* START *

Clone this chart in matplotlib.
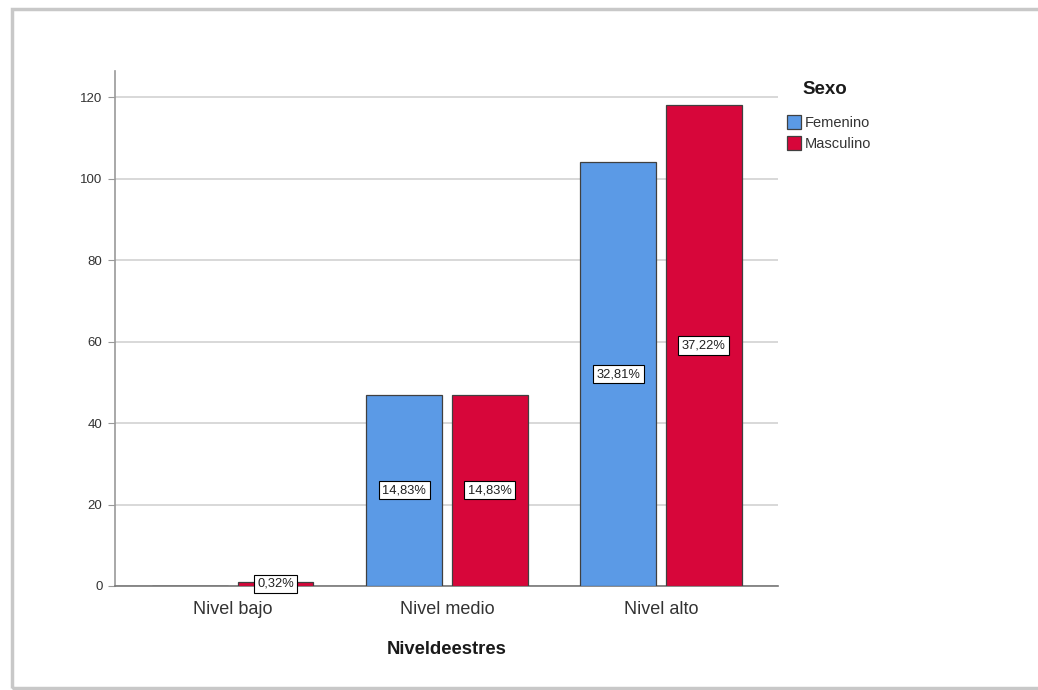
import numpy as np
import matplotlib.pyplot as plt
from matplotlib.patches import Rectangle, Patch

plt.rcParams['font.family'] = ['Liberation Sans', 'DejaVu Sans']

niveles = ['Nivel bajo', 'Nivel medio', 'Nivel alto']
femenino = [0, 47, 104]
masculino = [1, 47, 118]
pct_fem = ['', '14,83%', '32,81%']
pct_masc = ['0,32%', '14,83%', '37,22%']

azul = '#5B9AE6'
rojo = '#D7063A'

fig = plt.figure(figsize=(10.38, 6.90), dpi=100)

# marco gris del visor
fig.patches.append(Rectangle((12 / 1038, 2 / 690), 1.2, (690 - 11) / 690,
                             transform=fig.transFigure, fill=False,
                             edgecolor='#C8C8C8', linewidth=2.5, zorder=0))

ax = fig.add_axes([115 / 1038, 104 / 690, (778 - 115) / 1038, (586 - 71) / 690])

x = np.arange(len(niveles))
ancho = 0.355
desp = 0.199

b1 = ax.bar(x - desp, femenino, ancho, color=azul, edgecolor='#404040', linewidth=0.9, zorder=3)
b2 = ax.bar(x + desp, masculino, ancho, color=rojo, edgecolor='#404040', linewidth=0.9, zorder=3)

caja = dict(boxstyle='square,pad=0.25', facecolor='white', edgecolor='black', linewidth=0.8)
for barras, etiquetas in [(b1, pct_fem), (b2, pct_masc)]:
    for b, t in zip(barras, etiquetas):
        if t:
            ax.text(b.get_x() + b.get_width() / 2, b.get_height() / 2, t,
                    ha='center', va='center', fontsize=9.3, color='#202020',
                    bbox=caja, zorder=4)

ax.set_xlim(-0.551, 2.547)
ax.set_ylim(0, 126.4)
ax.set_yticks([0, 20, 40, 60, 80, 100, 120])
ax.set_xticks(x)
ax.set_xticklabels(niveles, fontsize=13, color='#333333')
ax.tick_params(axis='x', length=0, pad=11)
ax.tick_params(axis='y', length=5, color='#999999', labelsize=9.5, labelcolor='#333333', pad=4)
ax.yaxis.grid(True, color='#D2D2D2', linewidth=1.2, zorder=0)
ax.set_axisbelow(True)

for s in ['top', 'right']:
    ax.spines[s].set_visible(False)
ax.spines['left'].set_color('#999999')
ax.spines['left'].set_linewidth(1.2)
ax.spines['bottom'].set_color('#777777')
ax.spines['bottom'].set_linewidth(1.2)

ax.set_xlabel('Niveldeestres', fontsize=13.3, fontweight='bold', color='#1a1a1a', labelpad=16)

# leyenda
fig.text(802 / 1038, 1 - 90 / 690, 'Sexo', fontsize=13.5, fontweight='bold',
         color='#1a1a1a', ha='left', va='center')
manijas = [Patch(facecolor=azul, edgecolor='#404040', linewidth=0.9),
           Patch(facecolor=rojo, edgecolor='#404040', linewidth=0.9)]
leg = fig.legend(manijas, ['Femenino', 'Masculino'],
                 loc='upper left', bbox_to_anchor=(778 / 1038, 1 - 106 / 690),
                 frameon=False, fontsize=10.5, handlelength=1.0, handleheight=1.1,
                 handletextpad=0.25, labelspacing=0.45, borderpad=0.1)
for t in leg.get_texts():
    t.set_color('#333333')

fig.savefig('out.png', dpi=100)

* END *

What you need to do:
Every line of the data should be copied as it stands, without the images.

Solution below:
Clone this chart in matplotlib.
import numpy as np
import matplotlib.pyplot as plt
from matplotlib.patches import Rectangle, Patch

plt.rcParams['font.family'] = ['Liberation Sans', 'DejaVu Sans']

niveles = ['Nivel bajo', 'Nivel medio', 'Nivel alto']
femenino = [0, 47, 104]
masculino = [1, 47, 118]
pct_fem = ['', '14,83%', '32,81%']
pct_masc = ['0,32%', '14,83%', '37,22%']

azul = '#5B9AE6'
rojo = '#D7063A'

fig = plt.figure(figsize=(10.38, 6.90), dpi=100)

# marco gris del visor
fig.patches.append(Rectangle((12 / 1038, 2 / 690), 1.2, (690 - 11) / 690,
                             transform=fig.transFigure, fill=False,
                             edgecolor='#C8C8C8', linewidth=2.5, zorder=0))

ax = fig.add_axes([115 / 1038, 104 / 690, (778 - 115) / 1038, (586 - 71) / 690])

x = np.arange(len(niveles))
ancho = 0.355
desp = 0.199

b1 = ax.bar(x - desp, femenino, ancho, color=azul, edgecolor='#404040', linewidth=0.9, zorder=3)
b2 = ax.bar(x + desp, masculino, ancho, color=rojo, edgecolor='#404040', linewidth=0.9, zorder=3)

caja = dict(boxstyle='square,pad=0.25', facecolor='white', edgecolor='black', linewidth=0.8)
for barras, etiquetas in [(b1, pct_fem), (b2, pct_masc)]:
    for b, t in zip(barras, etiquetas):
        if t:
            ax.text(b.get_x() + b.get_width() / 2, b.get_height() / 2, t,
                    ha='center', va='center', fontsize=9.3, color='#202020',
                    bbox=caja, zorder=4)

ax.set_xlim(-0.551, 2.547)
ax.set_ylim(0, 126.4)
ax.set_yticks([0, 20, 40, 60, 80, 100, 120])
ax.set_xticks(x)
ax.set_xticklabels(niveles, fontsize=13, color='#333333')
ax.tick_params(axis='x', length=0, pad=11)
ax.tick_params(axis='y', length=5, color='#999999', labelsize=9.5, labelcolor='#333333', pad=4)
ax.yaxis.grid(True, color='#D2D2D2', linewidth=1.2, zorder=0)
ax.set_axisbelow(True)

for s in ['top', 'right']:
    ax.spines[s].set_visible(False)
ax.spines['left'].set_color('#999999')
ax.spines['left'].set_linewidth(1.2)
ax.spines['bottom'].set_color('#777777')
ax.spines['bottom'].set_linewidth(1.2)

ax.set_xlabel('Niveldeestres', fontsize=13.3, fontweight='bold', color='#1a1a1a', labelpad=16)

# leyenda
fig.text(802 / 1038, 1 - 90 / 690, 'Sexo', fontsize=13.5, fontweight='bold',
         color='#1a1a1a', ha='left', va='center')
manijas = [Patch(facecolor=azul, edgecolor='#404040', linewidth=0.9),
           Patch(facecolor=rojo, edgecolor='#404040', linewidth=0.9)]
leg = fig.legend(manijas, ['Femenino', 'Masculino'],
                 loc='upper left', bbox_to_anchor=(778 / 1038, 1 - 106 / 690),
                 frameon=False, fontsize=10.5, handlelength=1.0, handleheight=1.1,
                 handletextpad=0.25, labelspacing=0.45, borderpad=0.1)
for t in leg.get_texts():
    t.set_color('#333333')

fig.savefig('out.png', dpi=100)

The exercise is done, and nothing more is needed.